• THE TASK:
"that" appears in how many lines of the entries? State only the number.

• RECORDS TO USE:
────────────────────────────────────────
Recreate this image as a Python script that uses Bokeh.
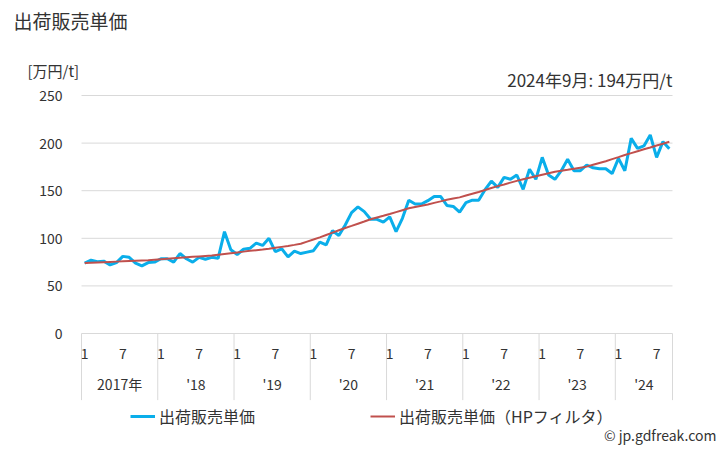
from bokeh.plotting import figure
from bokeh.models import Range1d, Label, Legend, LegendItem
from bokeh.embed import file_html
from bokeh.resources import INLINE
from bokeh.core.properties import value

# ---- data (monthly, 2017-01 .. 2024-09), unit: 万円/t ----
price = [74, 77, 75.5, 76, 72, 74.5, 81, 80, 74, 71, 74.5, 75,
         78.5, 78.5, 75, 84, 78.5, 75, 80, 78, 80, 79, 107, 88,
         83, 88.5, 89.5, 95, 92.5, 100, 86, 89, 80.5, 86.5, 84, 85.5,
         87, 96, 93, 108, 103, 114, 127, 133, 128, 120, 120, 117,
         122.5, 107, 121, 140, 136, 136, 139.5, 144, 144, 134.5, 133.5, 127.5,
         137.5, 140, 140, 151, 160, 153.5, 164, 162, 166.5, 151.5, 172.5, 162,
         185, 166.5, 162, 171, 183, 171, 171, 177, 174, 173, 173, 168,
         184, 171, 205, 194.5, 197, 208.5, 185, 201.5, 194]
trend = [74.0, 74.3, 74.6, 74.9, 75.2, 75.5, 75.8, 76.1, 76.4, 76.7, 77.0, 77.5,
         78.0, 78.5, 79.0, 79.5, 80.0, 80.5, 81.0, 81.5, 82.0, 82.8, 83.6, 84.4,
         85.2, 86.0, 86.8, 87.5, 88.2, 89.0, 90.0, 91.0, 92.0, 93.1, 94.3, 96.5,
         98.7, 101.0, 103.5, 106.0, 108.5, 110.8, 113.0, 115.3, 117.6, 120.0, 121.8, 123.6,
         125.5, 127.5, 129.5, 131.5, 132.8, 134.1, 135.5, 137.2, 138.8, 140.5, 141.8, 143.0,
         144.9, 146.8, 148.7, 150.7, 152.8, 154.8, 156.6, 158.5, 160.3, 162.0, 163.6, 165.2,
         166.8, 168.4, 170.0, 171.0, 172.0, 173.1, 174.2, 175.3, 177.2, 179.1, 181.0, 183.2,
         185.3, 187.5, 189.5, 191.5, 193.5, 195.4, 197.4, 199.4, 201.5]
year_labels = ["2017年", "'18", "'19", "'20", "'21", "'22", "'23", "'24"]
month_ticks = [1, 7]
yticks = [0, 50, 100, 150, 200, 250]
title = "出荷販売単価"
unit = "[万円/t]"
note = "2024年9月: 194万円/t"
name1 = "出荷販売単価"
name2 = "出荷販売単価（HPフィルタ）"
credit = "© jp.gdfreak.com"

FONT = "Noto Sans CJK JP"
TXT = "#333333"
GRID = "#d9d9d9"
BLUE = "#0AAEEA"
RED = "#C0504D"

n = len(price)
idx = list(range(n))
yr = [2017 + i // 12 for i in idx]
mo = [i % 12 + 1 for i in idx]

# ---- frame geometry (pixels) ----
W, H = 728, 450
fl, fr, ft, fb = 81, 672, 95, 333
kx = (fr - fl) / n
ky = (fb - ft) / 250.0
x_range = Range1d(-0.5 - fl / kx, n - 0.5 + (W - fr) / kx)
y_range = Range1d(-(H - fb) / ky, 250 + ft / ky)

p = figure(width=W, height=H, x_range=x_range, y_range=y_range,
           x_axis_location=None, y_axis_location=None, min_border=0,
           toolbar_location=None, output_backend="svg",
           outline_line_color=None)
p.xgrid.visible = False
p.ygrid.visible = False

# horizontal grid lines
p.segment(x0=-0.5, x1=n - 0.5, y0=yticks, y1=yticks, line_color=GRID, line_width=1)
# y tick labels
p.text(x=-0.5, y=yticks, text=[str(t) for t in yticks], x_offset=-19,
       text_align="right", text_baseline="middle", text_font=value(FONT),
       text_font_size="14px", text_color=TXT)

# year separators
years = sorted(set(yr))
starts = [yr.index(y) for y in years]
bounds = [s - 0.5 for s in starts] + [n - 0.5]
p.segment(x0=bounds, x1=bounds, y0=[0] * len(bounds), y1=[-70] * len(bounds),
          line_color=GRID, line_width=1)
# month labels
mi = [i for i in idx if mo[i] in month_ticks]
p.text(x=mi, y=0, text=[str(mo[i]) for i in mi], y_offset=20,
       text_align="center", text_baseline="middle", text_font=value(FONT),
       text_font_size="14px", text_color=TXT)
# year labels
ymid = [sum(i for i in idx if yr[i] == y) / yr.count(y) for y in years]
p.text(x=ymid, y=0, text=year_labels, y_offset=50,
       text_align="center", text_baseline="middle", text_font=value(FONT),
       text_font_size="14px", text_color=TXT)

r1 = p.line(idx, price, line_color=BLUE, line_width=3)
r2 = p.line(idx, trend, line_color=RED, line_width=2)

def lab(txt, x, y, size, align="left"):
    p.add_layout(Label(x=x, y=H - y, x_units="screen", y_units="screen", text=txt,
                       text_font=FONT, text_font_size=size, text_color=TXT,
                       text_align=align, text_baseline="middle"))

lab(title, 13, 20, "19px")
lab(unit, 27, 70, "15px")
lab(note, 672, 79, "17px", "right")
lab(credit, 716, 434, "14px", "right")

for r, name, x0 in [(r1, name1, 130), (r2, name2, 370)]:
    lg = Legend(items=[LegendItem(label=name, renderers=[r])], location=(x0, 22),
                orientation="horizontal", glyph_width=25, glyph_height=20,
                label_height=20, label_standoff=4, padding=0, margin=0, spacing=0,
                label_text_font=FONT, label_text_font_size="16px",
                label_text_color=TXT, background_fill_alpha=0, border_line_alpha=0)
    p.add_layout(lg)

open("out.html", "w").write(file_html(p, INLINE))
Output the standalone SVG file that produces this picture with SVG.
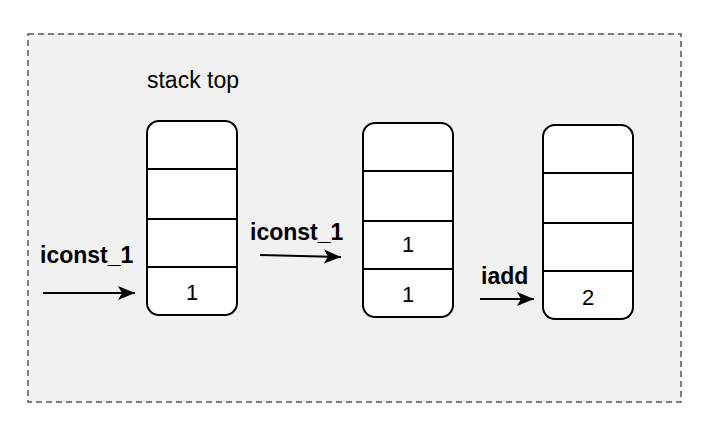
<svg xmlns="http://www.w3.org/2000/svg" width="716" height="432" viewBox="0 0 716 432">
<defs>
<marker id="ah" markerWidth="18" markerHeight="16" refX="17" refY="8" orient="auto" markerUnits="userSpaceOnUse" viewBox="0 0 18 16">
<path d="M0,1 L17,8 L0,15 L4,8 Z" fill="#000"/>
</marker>
</defs>
<style>
.frame{fill:#f1f1f1;stroke:#555;stroke-width:1.5;stroke-dasharray:6 4}
.stack{fill:#fff;stroke:#000;stroke-width:2}
.div{stroke:#000;stroke-width:2}
.num{font-family:"Liberation Sans",Arial,sans-serif;font-size:22px;text-anchor:middle;fill:#000}
.lbl{font-family:"Liberation Sans",Arial,sans-serif;font-size:23px;font-weight:bold;fill:#000}
.title{font-family:"Liberation Sans",Arial,sans-serif;font-size:23px;fill:#000;text-anchor:middle}
.arr{stroke:#000;stroke-width:2;fill:none;marker-end:url(#ah)}
</style>
<rect class="frame" x="28" y="34" width="653" height="368"/>
<text class="title" x="193" y="88">stack top</text>
<g id="stack1">
<rect class="stack" x="147" y="121" width="90" height="194" rx="12"/>
<line class="div" x1="147" y1="169" x2="237" y2="169"/>
<line class="div" x1="147" y1="219" x2="237" y2="219"/>
<line class="div" x1="147" y1="267" x2="237" y2="267"/>
<text class="num" x="192" y="300">1</text>
</g>
<g id="stack2">
<rect class="stack" x="363" y="123" width="90" height="194" rx="12"/>
<line class="div" x1="363" y1="171" x2="453" y2="171"/>
<line class="div" x1="363" y1="221" x2="453" y2="221"/>
<line class="div" x1="363" y1="269" x2="453" y2="269"/>
<text class="num" x="408" y="252">1</text>
<text class="num" x="408" y="302">1</text>
</g>
<g id="stack3">
<rect class="stack" x="543" y="125" width="90" height="194" rx="12"/>
<line class="div" x1="543" y1="173" x2="633" y2="173"/>
<line class="div" x1="543" y1="223" x2="633" y2="223"/>
<line class="div" x1="543" y1="271" x2="633" y2="271"/>
<text class="num" x="588" y="305">2</text>
</g>
<g id="connectors">
<line class="arr" x1="43" y1="293" x2="135" y2="293"/>
<text class="lbl" x="40" y="263">iconst_1</text>
<line class="arr" x1="260" y1="255" x2="341" y2="257"/>
<text class="lbl" x="250" y="240">iconst_1</text>
<line class="arr" x1="480" y1="299" x2="534" y2="299"/>
<text class="lbl" x="481" y="284">iadd</text>
</g>
</svg>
────────────────────────────────────────
• EXERCISE ANSWER:
2